Set problem: Keep only the lines of the listing that include the word "matplotlib", and copy them.

Stored data:

⁂

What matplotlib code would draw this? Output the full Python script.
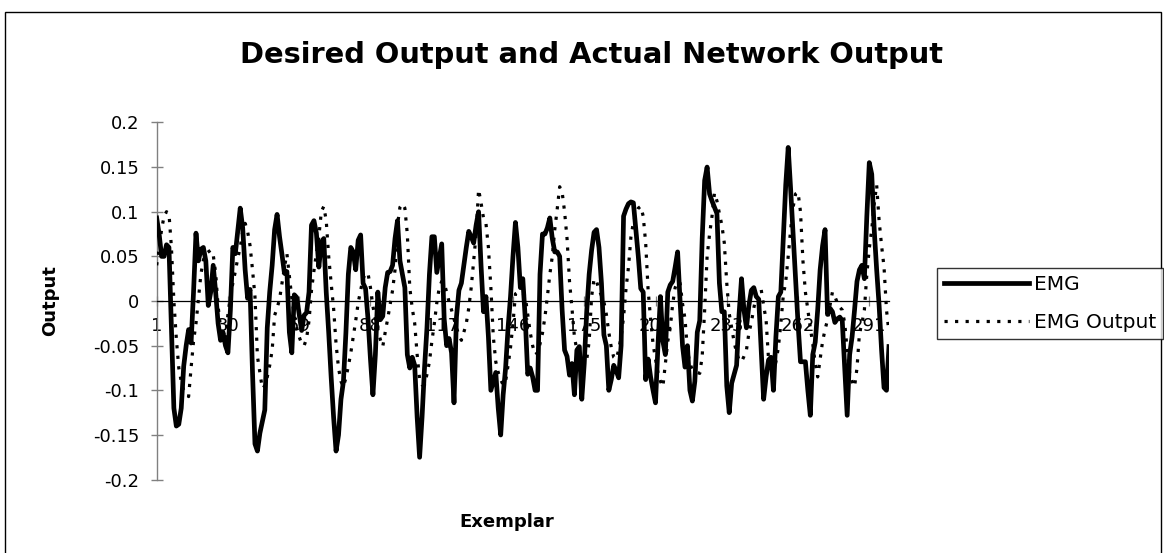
import matplotlib.pyplot as plt
import matplotlib.patches as patches

plt.rcParams["font.family"] = ["DejaVu Sans"]
plt.rcParams["axes.unicode_minus"] = False

emg = [0.093, 0.075, 0.050, 0.050, 0.063, 0.060, -0.030, -0.120, -0.140, -0.138,
       -0.120, -0.073, -0.050, -0.032, -0.047, 0.010, 0.076, 0.045, 0.058, 0.060,
       0.045, -0.005, 0.010, 0.040, 0.010, -0.025, -0.044, -0.035, -0.050, -0.058,
       -0.010, 0.060, 0.053, 0.078, 0.104, 0.082, 0.035, 0.003, 0.013, -0.080,
       -0.160, -0.168, -0.148, -0.135, -0.122, -0.030, 0.010, 0.040, 0.080, 0.097,
       0.072, 0.052, 0.031, 0.033, -0.035, -0.058, 0.007, 0.004, -0.015, -0.033,
       -0.016, -0.013, 0.010, 0.085, 0.090, 0.076, 0.038, 0.066, 0.070, 0.010,
       -0.035, -0.085, -0.130, -0.168, -0.150, -0.110, -0.090, -0.036, 0.030, 0.060,
       0.055, 0.035, 0.068, 0.074, 0.020, 0.014, -0.020, -0.065, -0.105, -0.060,
       0.010, -0.021, -0.017, 0.015, 0.032, 0.033, 0.040, 0.070, 0.090, 0.045,
       0.030, 0.015, -0.060, -0.075, -0.063, -0.072, -0.130, -0.175, -0.130, -0.075,
       -0.030, 0.030, 0.072, 0.072, 0.032, 0.048, 0.064, -0.020, -0.050, -0.042,
       -0.058, -0.114, -0.018, 0.012, 0.020, 0.040, 0.060, 0.078, 0.072, 0.065,
       0.085, 0.100, 0.040, -0.012, 0.005, -0.040, -0.100, -0.090, -0.080, -0.120,
       -0.150, -0.105, -0.075, -0.030, 0.005, 0.050, 0.088, 0.060, 0.015, 0.025,
       -0.020, -0.082, -0.075, -0.085, -0.100, -0.100, 0.030, 0.075, 0.075, 0.082,
       0.093, 0.070, 0.055, 0.055, 0.050, -0.010, -0.055, -0.062, -0.083, -0.070,
       -0.105, -0.055, -0.051, -0.110, -0.070, -0.012, 0.030, 0.057, 0.077, 0.080,
       0.060, 0.020, -0.038, -0.050, -0.100, -0.088, -0.072, -0.078, -0.086, -0.050,
       0.095, 0.103, 0.109, 0.111, 0.110, 0.080, 0.050, 0.014, 0.010, -0.088,
       -0.065, -0.085, -0.100, -0.114, -0.050, 0.005, -0.045, -0.060, 0.010, 0.018,
       0.022, 0.038, 0.055, 0.000, -0.050, -0.074, -0.050, -0.100, -0.112, -0.090,
       -0.035, -0.022, 0.070, 0.135, 0.150, 0.120, 0.112, 0.105, 0.098, 0.020,
       -0.012, -0.012, -0.095, -0.125, -0.092, -0.082, -0.072, -0.015, 0.025, -0.010,
       -0.030, -0.005, 0.012, 0.015, 0.005, 0.002, -0.055, -0.110, -0.085, -0.066,
       -0.063, -0.100, -0.040, 0.005, 0.010, 0.070, 0.130, 0.172, 0.125, 0.075,
       0.025, -0.025, -0.068, -0.068, -0.068, -0.100, -0.128, -0.060, -0.046, -0.010,
       0.035, 0.062, 0.080, -0.015, -0.008, -0.012, -0.024, -0.020, -0.018, -0.022,
       -0.075, -0.128, -0.060, -0.040, -0.010, 0.022, 0.035, 0.040, 0.025, 0.095,
       0.155, 0.142, 0.080, 0.035, -0.005, -0.055, -0.097, -0.100, -0.051]

emg_output = [0.040, 0.060, 0.080, 0.095, 0.100, 0.098, 0.060, 0.000, -0.042, -0.075,
              -0.090, -0.100, -0.104, -0.107, -0.075, -0.045, -0.025, 0.002, 0.030, 0.046,
              0.053, 0.055, 0.057, 0.052, 0.031, -0.006, -0.030, -0.042, -0.040, -0.015,
              0.005, 0.020, 0.033, 0.048, 0.060, 0.078, 0.087, 0.078, 0.062, 0.035,
              0.005, -0.062, -0.080, -0.098, -0.095, -0.085, -0.072, -0.055, -0.016, -0.008,
              0.002, 0.020, 0.038, 0.053, 0.028, 0.003, -0.015, -0.030, -0.040, -0.048,
              -0.050, -0.042, -0.022, 0.012, 0.034, 0.053, 0.072, 0.100, 0.106, 0.090,
              0.050, 0.020, -0.008, -0.048, -0.075, -0.090, -0.096, -0.086, -0.073, -0.058,
              -0.040, -0.022, -0.002, 0.012, 0.025, 0.031, 0.031, 0.015, -0.006, -0.020,
              -0.032, -0.043, -0.051, -0.035, -0.020, -0.004, 0.012, 0.035, 0.085, 0.105,
              0.109, 0.104, 0.075, 0.015, -0.008, -0.025, -0.060, -0.088, -0.094, -0.094,
              -0.082, -0.068, -0.045, -0.025, -0.002, 0.015, 0.022, 0.020, 0.010, -0.001,
              -0.010, -0.020, -0.030, -0.038, -0.044, -0.035, -0.025, -0.008, 0.015, 0.045,
              0.075, 0.125, 0.110, 0.093, 0.087, 0.060, 0.015, -0.040, -0.068, -0.080,
              -0.088, -0.094, -0.090, -0.072, -0.052, -0.025, 0.008, 0.010, 0.010, 0.009,
              0.005, -0.015, -0.035, -0.050, -0.060, -0.058, -0.048, -0.036, -0.018, 0.005,
              0.030, 0.050, 0.080, 0.103, 0.128, 0.122, 0.100, 0.070, 0.022, -0.008,
              -0.040, -0.055, -0.065, -0.070, -0.070, -0.066, -0.045, 0.005, 0.025, 0.022,
              0.013, 0.006, -0.001, -0.015, -0.035, -0.052, -0.063, -0.065, -0.055, -0.040,
              -0.018, 0.014, 0.038, 0.072, 0.088, 0.098, 0.104, 0.106, 0.095, 0.065,
              0.012, -0.020, -0.048, -0.065, -0.080, -0.090, -0.096, -0.070, -0.045, -0.030,
              -0.003, 0.015, 0.022, 0.020, -0.003, -0.020, -0.055, -0.070, -0.077, -0.079,
              -0.080, -0.081, -0.062, -0.010, 0.050, 0.075, 0.095, 0.121, 0.112, 0.098,
              0.085, 0.065, 0.020, -0.014, -0.030, -0.046, -0.058, -0.066, -0.068, -0.062,
              -0.055, -0.036, -0.024, -0.008, 0.006, 0.011, 0.013, -0.005, -0.021, -0.065,
              -0.080, -0.080, -0.068, -0.052, -0.025, 0.006, 0.022, 0.050, 0.080, 0.105,
              0.120, 0.122, 0.100, 0.045, 0.010, -0.010, -0.030, -0.048, -0.070, -0.085,
              -0.065, -0.045, -0.032, -0.021, -0.005, 0.010, 0.005, -0.002, -0.007, -0.010,
              -0.025, -0.055, -0.080, -0.090, -0.096, -0.075, -0.036, -0.025, -0.010, 0.030,
              0.059, 0.080, 0.109, 0.130, 0.090, 0.062, 0.038, -0.010, -0.035]

exemplar = list(range(1, len(emg) + 1))
x_ticks = [1, 30, 59, 88, 117, 146, 175, 204, 233, 262, 291]
y_ticks = [-0.2, -0.15, -0.1, -0.05, 0, 0.05, 0.1, 0.15, 0.2]
y_labels = ["-0.2", "-0.15", "-0.1", "-0.05", "0", "0.05", "0.1", "0.15", "0.2"]

fig = plt.figure(figsize=(11.64, 5.53), dpi=100)
ax = fig.add_axes([0.1346, 0.1327, 0.6291, 0.6459])

ax.plot(exemplar, emg, color="black", linewidth=3.4, solid_joinstyle="round",
        label="EMG", zorder=4)
ax.plot(exemplar, emg_output, color="black", linewidth=2.3, linestyle=(0, (1, 2.3)),
        dash_capstyle="butt", label="EMG Output", zorder=3)

ax.set_xlim(1, len(emg))
ax.set_ylim(-0.2, 0.2)
ax.set_facecolor("none")

ax.spines["top"].set_visible(False)
ax.spines["right"].set_visible(False)
ax.spines["bottom"].set_position(("data", 0))
ax.spines["bottom"].set_linewidth(0.9)
ax.spines["left"].set_color("#808080")
ax.spines["left"].set_linewidth(1.0)
ax.set_axisbelow(True)

ax.set_xticks(x_ticks)
ax.set_xticklabels([str(t) for t in x_ticks])
ax.set_yticks(y_ticks)
ax.set_yticklabels(y_labels)
ax.tick_params(axis="y", direction="inout", length=9, width=1.0, color="#808080",
               labelsize=13, pad=8)
ax.tick_params(axis="x", direction="inout", length=7, width=0.9, color="#808080",
               labelsize=13, pad=8)

ax.set_ylabel("Output", fontsize=13, fontweight="bold", labelpad=24)
fig.text(507 / 1164, 1 - 527 / 553, "Exemplar", fontsize=13, fontweight="bold",
         ha="center", va="baseline")
fig.text(591 / 1164, 1 - 63 / 553, "Desired Output and Actual Network Output",
         fontsize=20.8, fontweight="bold", ha="center", va="baseline")

leg = fig.legend(loc="upper left", bbox_to_anchor=(937 / 1164, 1 - 268 / 553),
                 fontsize=14.5, frameon=True, fancybox=False, shadow=False,
                 borderpad=0.35, labelspacing=0.95, handlelength=4.2,
                 handletextpad=0.25, borderaxespad=0)
leg.get_frame().set_edgecolor("black")
leg.get_frame().set_linewidth(1.0)

fig.patches.append(patches.Rectangle((5 / 1164, -0.05), 1156 / 1164, 1.05 - 12 / 553,
                                     transform=fig.transFigure, fill=False,
                                     edgecolor="black", linewidth=1.0))

fig.savefig("out.png", dpi=100)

⁂

Full solution:
What matplotlib code would draw this? Output the full Python script.
import matplotlib.pyplot as plt
import matplotlib.patches as patches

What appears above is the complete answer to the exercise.